- Starring: Karen Bertelsen
- Country of origin: Canada

Production
- Running time: 30 minutes

Original release
- Network: W Network (Canada)

= The Ultimate W Expert Challenge =

The Ultimate W Expert Challenge is a three-part Canadian reality series produced by General Purpose Pictures that aired on W Network in Canada in summer 2009. Hosted by Karen Bertelsen, also the host of Playing House, the program took seven experts from all across Canada and made them compete in various challenges for the title of the Ultimate W Expert.

== Show format ==
Each episode revolves around one major challenge, hosted by Karen Bertlesen. The challenges included making a presentation to a boardroom full of children, hosting a divorce party for a fake couple played by actors and speaking in front of a mall crowd. Each challenge was judged by hosts of current W Shows.
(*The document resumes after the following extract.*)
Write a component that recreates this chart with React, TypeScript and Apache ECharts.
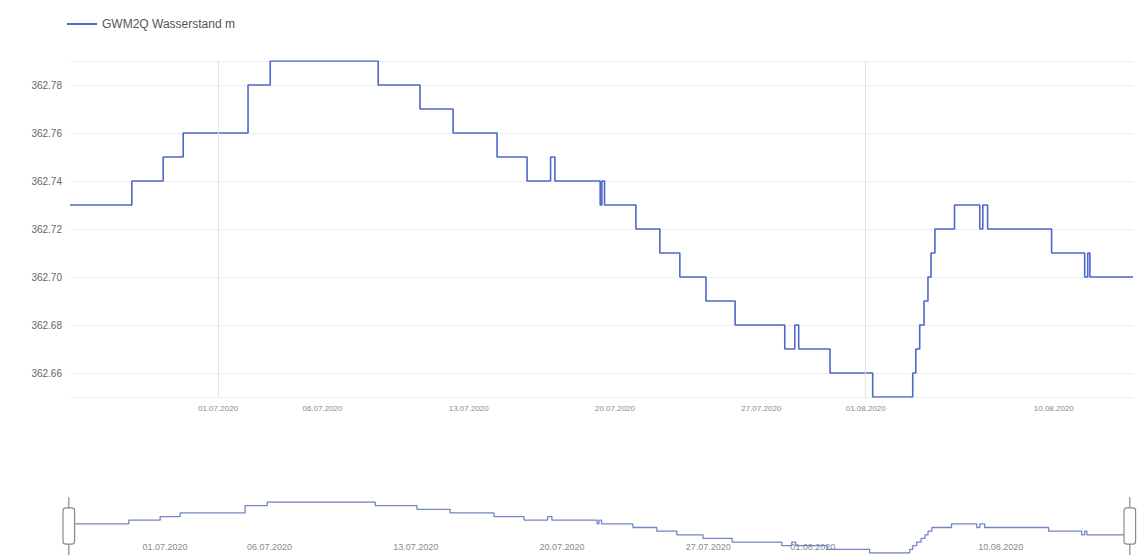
import React, { useEffect, useRef } from "react";
import * as echarts from "echarts";

const seriesName = "GWM2Q Wasserstand m";

// step change points: time at which the level becomes the value
const changeTimes = [
  "23.06.2020 22:00", "26.06.2020 21:00", "28.06.2020 09:00", "29.06.2020 08:00",
  "02.07.2020 10:30", "03.07.2020 12:00", "08.07.2020 16:00", "10.07.2020 16:00",
  "12.07.2020 06:00", "14.07.2020 08:30", "15.07.2020 19:00", "16.07.2020 22:00",
  "17.07.2020 03:00", "19.07.2020 07:00", "19.07.2020 09:00", "19.07.2020 12:00",
  "21.07.2020 00:00", "22.07.2020 03:30", "23.07.2020 02:30", "24.07.2020 08:30",
  "25.07.2020 18:00", "28.07.2020 03:00", "28.07.2020 14:30", "28.07.2020 19:00",
  "30.07.2020 07:00", "01.08.2020 08:00", "03.08.2020 06:00", "03.08.2020 09:30",
  "03.08.2020 14:00", "03.08.2020 19:00", "03.08.2020 23:30", "04.08.2020 03:00",
  "04.08.2020 07:30", "05.08.2020 06:00", "06.08.2020 11:00", "06.08.2020 14:30",
  "06.08.2020 20:00", "09.08.2020 21:30", "11.08.2020 11:30", "11.08.2020 15:00",
  "11.08.2020 17:30", "13.08.2020 19:00",
];
const levels = [
  362.73, 362.74, 362.75, 362.76,
  362.78, 362.79, 362.78, 362.77,
  362.76, 362.75, 362.74, 362.75,
  362.74, 362.73, 362.74, 362.73,
  362.72, 362.71, 362.70, 362.69,
  362.68, 362.67, 362.68, 362.67,
  362.66, 362.65, 362.66, 362.67,
  362.68, 362.69, 362.70, 362.71,
  362.72, 362.73, 362.72, 362.73,
  362.72, 362.71, 362.70, 362.71,
  362.70, 362.70,
];

const axisStart = "23.06.2020 22:00";
const axisEnd = "13.08.2020 19:00";
const yMin = 362.65;
const yMax = 362.79;

const tickLabelDates = [
  "01.07.2020 00:00", "06.07.2020 00:00", "13.07.2020 00:00", "20.07.2020 00:00",
  "27.07.2020 00:00", "01.08.2020 00:00", "10.08.2020 00:00",
];
const monthStarts = ["01.07.2020 00:00", "01.08.2020 00:00"];

function parse(s: string): number {
  const [d, t] = s.split(" ");
  const [dd, mm, yy] = d.split(".").map(Number);
  const [hh, mi] = t.split(":").map(Number);
  return new Date(yy, mm - 1, dd, hh, mi).getTime();
}
function fmt(v: number): string {
  const d = new Date(v);
  const p = (n: number) => (n < 10 ? "0" + n : "" + n);
  return p(d.getDate()) + "." + p(d.getMonth() + 1) + "." + d.getFullYear();
}

export default function App() {
  const ref = useRef<HTMLDivElement>(null);
  useEffect(() => {
    if (!ref.current) return;
    const chart = echarts.init(ref.current, undefined, { renderer: "svg" });
    const data = changeTimes.map((t, i) => [parse(t), levels[i]]);
    const tmin = parse(axisStart);
    const tmax = parse(axisEnd);
    const labelVals = tickLabelDates.map(parse);
    chart.setOption({
      animation: false,
      backgroundColor: "#ffffff",
      legend: {
        left: 62,
        top: 13,
        itemWidth: 30,
        itemHeight: 2,
        icon: "rect",
        itemGap: 6,
        textStyle: { color: "#555", fontSize: 12, fontFamily: "Liberation Sans, Arial, sans-serif" },
        data: [seriesName],
      },
      grid: [
        { left: 70, right: 4, top: 61, height: 336 },
        { left: 67, right: 7, top: 502, height: 51 },
        { left: 17, right: 57, top: 500, height: 38 },
      ],
      xAxis: [
        {
          type: "value",
          gridIndex: 0,
          min: tmin,
          max: tmax,
          axisLine: { show: false },
          axisTick: { show: false },
          splitLine: { show: false },
          axisLabel: {
            customValues: labelVals,
            formatter: (v: number) => fmt(v),
            fontSize: 8,
            color: "#8a8a8a",
            margin: 7,
          },
        },
        {
          type: "value",
          gridIndex: 1,
          min: tmin,
          max: tmax,
          show: false,
        },
        {
          type: "value",
          gridIndex: 2,
          min: tmin,
          max: tmax,
          axisLine: { show: false },
          axisTick: { show: false },
          splitLine: { show: false },
          axisLabel: {
            customValues: labelVals,
            formatter: (v: number) => fmt(v),
            fontSize: 9,
            color: "#8a8a8a",
            margin: 4,
          },
        },
      ],
      yAxis: [
        {
          type: "value",
          gridIndex: 0,
          min: yMin,
          max: yMax,
          splitNumber: 7,
          axisLine: { show: false },
          axisTick: { show: false },
          splitLine: { lineStyle: { color: "#eeeeee" } },
          axisLabel: {
            formatter: (v: number) => v.toFixed(2),
            showMinLabel: false,
            showMaxLabel: false,
            fontSize: 10,
            color: "#666",
            margin: 8,
          },
        },
        { type: "value", gridIndex: 1, min: yMin, max: yMax, show: false },
        { type: "value", gridIndex: 2, min: 0, max: 1, show: false },
      ],
      dataZoom: [
        {
          type: "slider",
          xAxisIndex: [0, 1],
          left: 67,
          right: 7,
          top: 497,
          height: 58,
          start: 0,
          end: 100,
          showDataShadow: false,
          showDetail: false,
          brushSelect: false,
          moveHandleSize: 0,
          borderColor: "transparent",
          fillerColor: "rgba(0,0,0,0)",
          backgroundColor: "rgba(0,0,0,0)",
          handleIcon:
            "path://M-9.35,34.56V42m0-40V9.5m-2,0h4a2,2,0,0,1,2,2v21a2,2,0,0,1-2,2h-4a2,2,0,0,1-2-2v-21A2,2,0,0,1-11.35,9.5Z",
          handleSize: "100%",
          handleStyle: { color: "#ffffff", borderColor: "#8a8a8a", borderWidth: 1.2 },
        },
      ],
      series: [
        {
          name: seriesName,
          type: "line",
          xAxisIndex: 0,
          yAxisIndex: 0,
          step: "end",
          symbol: "none",
          data,
          lineStyle: { color: "#4f67c8", width: 1.6 },
          itemStyle: { color: "#4f67c8" },
          markLine: {
            silent: true,
            symbol: "none",
            label: { show: false },
            lineStyle: { color: "#e2e2e2", width: 1, type: "solid" },
            data: monthStarts.map((m) => ({ xAxis: parse(m) })),
          },
        },
        {
          name: "mini",
          type: "line",
          xAxisIndex: 1,
          yAxisIndex: 1,
          step: "end",
          symbol: "none",
          data,
          lineStyle: { color: "#7484c9", width: 1.3 },
          itemStyle: { color: "#7484c9" },
        },
      ],
    });
    return () => chart.dispose();
  }, []);
  return (
    <div
      ref={ref}
      style={{ position: "absolute", left: 0, top: 0, width: 1137, height: 559 }}
    />
  );
}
The guest judges included:

- Hina Khan & Dylan Marcel from Save Us from Our House
- Glenn Dixon & Glenn Peloso from Take This House and Sell It
- Candice Olson from Divine Design and Bruce Turner from Style by Jury

== Competitors ==
The Experts won an online competition held by the W Network in order to be eligible to compete for the show. The first season's competitors were:

- Preet Banerjee: Financial Expert
- Daniela Garritano: Interior Design Expert
- Dr. Cheryl Fraser: Relationship Expert
- Kristine Laing - Food and Nutrition Expert
- Eric Arrouze - Food Expert
- Jackson West - Interior Design Expert
- Mark Galati - Hair Stylist Expert

== Winner ==
Preet Banerjee was declared the winner of the Ultimate W Expert Challenge. He writes a daily blog with tips on how to save money.